Any help will be appreciated.
On
You certainly need some extra hypotheses, beyond $p$-torsion free (which is definitely essential).
Consider $R = \mathbb Z[X]/(X^2)$ and $S = \mathbb Z[X]/(X^2 + 1)$.
Then $R/2R \cong \mathbb F_2[X]/(X^2)$, and $$S/2S \cong \mathbb F_2[X]/(X^2 + 1) \cong \mathbb F_2[X]/(X+1)^2\cong \mathbb F_2[X+1]/(X+1)^2 \cong R/2R.$$
But, $$S/4S \cong \frac{\mathbb Z/4\mathbb Z[X]}{(X^2 + 1)}\not\cong \frac{\mathbb Z/4\mathbb Z[X]}{(X^2)}\cong R/4R.$$
Indeed, if $a + bX \in S/4S$, with $a, b\in \mathbb Z/4\mathbb Z$, is such that $(a+bX)^2 = 0$, then $$0 = (a+bX)^2 = a^2 - b^2 +2abX$$ so $2abX= 0$ and $a^2-b^2 = 0$. Hence, $a,b\in 2\mathbb Z/4\mathbb Z$. So $S/4S$ cannot be generated by any element $Y$ with $Y^2 = 0$.

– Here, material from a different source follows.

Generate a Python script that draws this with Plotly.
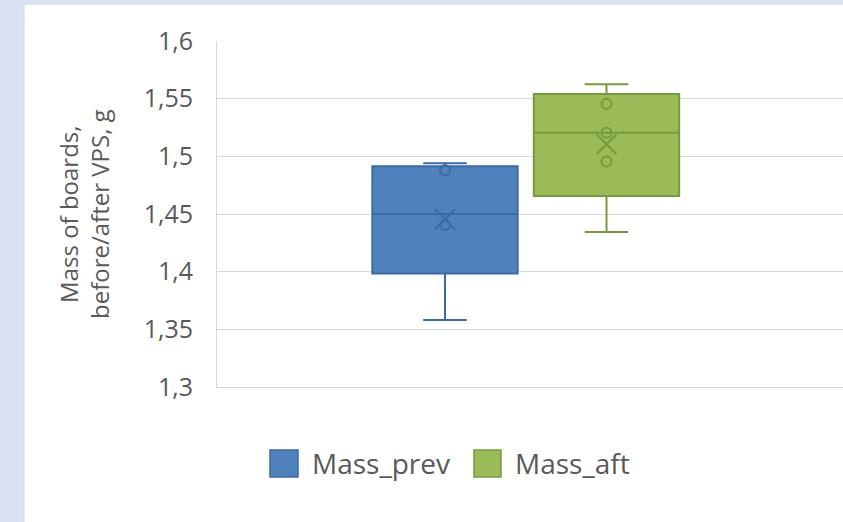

Consider $R = \mathbf Z[i]$ and $S = \mathbf Z[\sqrt{2}]$. In each ring $2$ has just one prime above it: $2 = -i(1+i)^2$ and $2=\sqrt{2}^2$. The $2$-adic completion of $R$ is $\mathbf Z_2[i]$ and the $2$-adic completion of $S$ is $\mathbf Z_2[\sqrt{2}]$. These rings are of rank $2$ over $\mathbf Z_2$ and are not isomorphic rings since the first has no solution of $x^2 = 2$ and the second has no solution of $x^2= -1$.